Deputy Chief Steve Prziborowski

I didn’t get hired? But I thought I had the best resume!

This is a problem many candidates “don’t get” today, and was something I didn’t get when I was testing to become a firefighter. When I was testing to become a firefighter in the early 1990’s – (come on, that wasn’t too long ago – and things really haven’t changed that much, at least in my area) – I tried too hard to have the “best resume.”

It didn’t dawn on me until I was actually hired, that “best resume” is very subjective and does not have a one-size-fits-all answer. What makes the best resume? The most education? The most fire experience? The most volunteer experience? The most fire and EMS related certificates? See where I’m going? There is no such thing. Instead, a fire department is hiring the “best fit” for their organization and their slightly unique culture.

Each fire department (no different than each police department, each governmental agency, each business, etc.), has its own culture and looks for slightly different traits in candidates it is looking to hire or promote. I know this may not make sense now before you’re hired, but it should after you get hired. Put four fire departments that all border each other next to each other and you’ll find slightly different cultures. Having a different culture is not good or bad, it is just the way it is.

So, how do I get hired then by the department I want to be hired at? Well, this can be tough because you may want to work for a certain department, but they may not want you. If they don’t want you, hopefully it is because they think you won’t be a good fit for their culture and their family, as opposed to illegal reasons including discrimination.

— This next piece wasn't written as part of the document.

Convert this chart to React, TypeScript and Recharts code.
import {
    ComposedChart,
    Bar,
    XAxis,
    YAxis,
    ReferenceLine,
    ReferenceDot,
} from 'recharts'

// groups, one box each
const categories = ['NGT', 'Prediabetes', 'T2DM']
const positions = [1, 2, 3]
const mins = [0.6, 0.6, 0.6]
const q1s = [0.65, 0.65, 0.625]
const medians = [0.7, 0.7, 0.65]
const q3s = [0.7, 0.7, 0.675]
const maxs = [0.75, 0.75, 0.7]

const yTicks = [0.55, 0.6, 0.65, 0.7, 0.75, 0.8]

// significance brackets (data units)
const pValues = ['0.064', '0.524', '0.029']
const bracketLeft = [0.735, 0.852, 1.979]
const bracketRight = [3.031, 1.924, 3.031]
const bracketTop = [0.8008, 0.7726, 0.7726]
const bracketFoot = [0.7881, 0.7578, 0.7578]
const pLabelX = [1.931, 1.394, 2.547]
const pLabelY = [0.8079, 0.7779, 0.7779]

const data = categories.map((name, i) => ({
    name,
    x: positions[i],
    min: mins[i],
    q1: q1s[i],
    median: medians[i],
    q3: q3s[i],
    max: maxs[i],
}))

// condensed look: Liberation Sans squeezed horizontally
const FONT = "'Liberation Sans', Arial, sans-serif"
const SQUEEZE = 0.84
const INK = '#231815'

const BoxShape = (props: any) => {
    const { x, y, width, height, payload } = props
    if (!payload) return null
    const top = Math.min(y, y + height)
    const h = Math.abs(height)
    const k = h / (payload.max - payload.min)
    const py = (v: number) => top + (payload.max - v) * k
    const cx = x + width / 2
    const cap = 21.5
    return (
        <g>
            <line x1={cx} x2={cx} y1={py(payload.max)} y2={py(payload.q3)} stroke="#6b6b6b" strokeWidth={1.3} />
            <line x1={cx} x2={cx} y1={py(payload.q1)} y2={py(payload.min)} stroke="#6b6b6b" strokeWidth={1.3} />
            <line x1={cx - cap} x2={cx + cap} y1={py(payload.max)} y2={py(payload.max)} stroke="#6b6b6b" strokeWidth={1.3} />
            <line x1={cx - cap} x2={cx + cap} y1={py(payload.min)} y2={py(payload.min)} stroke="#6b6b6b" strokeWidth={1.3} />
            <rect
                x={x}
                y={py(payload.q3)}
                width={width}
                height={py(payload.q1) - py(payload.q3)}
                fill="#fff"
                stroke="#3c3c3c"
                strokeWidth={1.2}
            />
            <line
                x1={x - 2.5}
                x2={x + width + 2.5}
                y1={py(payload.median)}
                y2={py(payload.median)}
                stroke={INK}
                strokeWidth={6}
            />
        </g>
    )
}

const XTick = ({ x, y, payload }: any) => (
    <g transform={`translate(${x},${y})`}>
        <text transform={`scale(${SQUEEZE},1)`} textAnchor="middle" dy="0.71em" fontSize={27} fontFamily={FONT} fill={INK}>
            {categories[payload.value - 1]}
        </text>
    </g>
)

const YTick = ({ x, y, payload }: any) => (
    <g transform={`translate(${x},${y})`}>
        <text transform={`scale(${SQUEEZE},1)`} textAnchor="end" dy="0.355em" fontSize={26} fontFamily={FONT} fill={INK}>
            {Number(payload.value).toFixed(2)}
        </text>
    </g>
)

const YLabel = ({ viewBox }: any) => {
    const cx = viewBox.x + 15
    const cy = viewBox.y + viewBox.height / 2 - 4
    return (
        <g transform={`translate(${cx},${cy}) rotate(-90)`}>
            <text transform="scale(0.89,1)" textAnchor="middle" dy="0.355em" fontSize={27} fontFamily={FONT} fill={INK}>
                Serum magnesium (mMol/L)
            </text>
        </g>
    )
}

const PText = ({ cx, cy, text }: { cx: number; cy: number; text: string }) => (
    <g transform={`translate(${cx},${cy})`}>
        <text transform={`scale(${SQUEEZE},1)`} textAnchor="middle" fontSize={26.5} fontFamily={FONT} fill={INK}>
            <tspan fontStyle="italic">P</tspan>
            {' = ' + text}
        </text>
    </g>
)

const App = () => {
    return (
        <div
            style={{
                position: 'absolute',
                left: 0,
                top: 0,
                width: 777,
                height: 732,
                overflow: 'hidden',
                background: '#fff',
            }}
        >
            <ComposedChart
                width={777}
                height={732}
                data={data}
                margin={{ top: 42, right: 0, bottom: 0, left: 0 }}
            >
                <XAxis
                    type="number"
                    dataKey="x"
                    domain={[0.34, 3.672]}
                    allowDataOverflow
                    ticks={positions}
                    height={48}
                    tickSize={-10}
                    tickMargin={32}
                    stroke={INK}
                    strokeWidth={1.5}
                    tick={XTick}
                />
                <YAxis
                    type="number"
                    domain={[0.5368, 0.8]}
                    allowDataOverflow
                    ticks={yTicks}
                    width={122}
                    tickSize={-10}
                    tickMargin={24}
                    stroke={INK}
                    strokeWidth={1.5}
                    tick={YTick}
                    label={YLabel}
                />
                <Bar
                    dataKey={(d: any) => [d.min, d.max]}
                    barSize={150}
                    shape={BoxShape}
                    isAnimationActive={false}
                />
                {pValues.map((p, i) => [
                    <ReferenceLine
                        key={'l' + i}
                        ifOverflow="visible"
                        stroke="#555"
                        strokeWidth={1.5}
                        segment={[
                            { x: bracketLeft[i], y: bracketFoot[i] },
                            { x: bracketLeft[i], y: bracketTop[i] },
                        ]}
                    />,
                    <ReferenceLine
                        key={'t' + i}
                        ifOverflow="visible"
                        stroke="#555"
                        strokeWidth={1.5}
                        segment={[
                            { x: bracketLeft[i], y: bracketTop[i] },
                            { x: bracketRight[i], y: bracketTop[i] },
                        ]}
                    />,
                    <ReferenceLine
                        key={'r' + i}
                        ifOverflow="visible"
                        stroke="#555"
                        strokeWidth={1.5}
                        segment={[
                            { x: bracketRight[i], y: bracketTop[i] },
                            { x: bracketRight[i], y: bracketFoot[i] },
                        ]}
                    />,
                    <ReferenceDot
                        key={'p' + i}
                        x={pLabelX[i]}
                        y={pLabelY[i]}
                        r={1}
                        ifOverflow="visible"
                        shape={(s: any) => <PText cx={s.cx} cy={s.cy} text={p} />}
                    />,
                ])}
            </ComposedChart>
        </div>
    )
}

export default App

Don’t get me wrong, you have to have something on your resume, within yourself and your character, and in your background to make a department want to hire you. And, in many departments, you need to have certain minimum qualifications just to apply (EMT, paramedic, Firefighter 1, etc.) and compete with everyone else. Personally, I also like to see those that have some passion for the fire service and have shown a commitment to their future career by taking some time, energy and investment into preparing themselves for being a firefighter, whether it be getting their two year degree in fire technology, working as a volunteer firefighter, etc. However, those things won’t get you hired. You still need to sell yourself in the oral interview, which is still 100% of your final ranking in many departments.

You can have the “best resume” in the world (remember, there is no such thing, just trying to make a point) and never get a high score on the oral interview if you cannot sell yourself (how much or how little you may have to offer) to the department you’re applying to. Remember we’re not hiring a resume – we’re hiring a person, something that is trainable and has a positive attitude, not necessarily someone that has taken every class known or has every degree possible or has been a volunteer or paid firefighter for the last umpteen years. You can be a firefighter with the FDNY for 20 years, and have seen more fire than anyone else in the department you’re testing for, but if you can’t sell yourself to the department you’re applying for, you’re not going to get the job.

If you haven’t figured it out by now, let me in on a secret: you don’t choose your department – your department chooses you. You may actually get hired by a department that was not your first choice, but you were their first choice for whatever reason.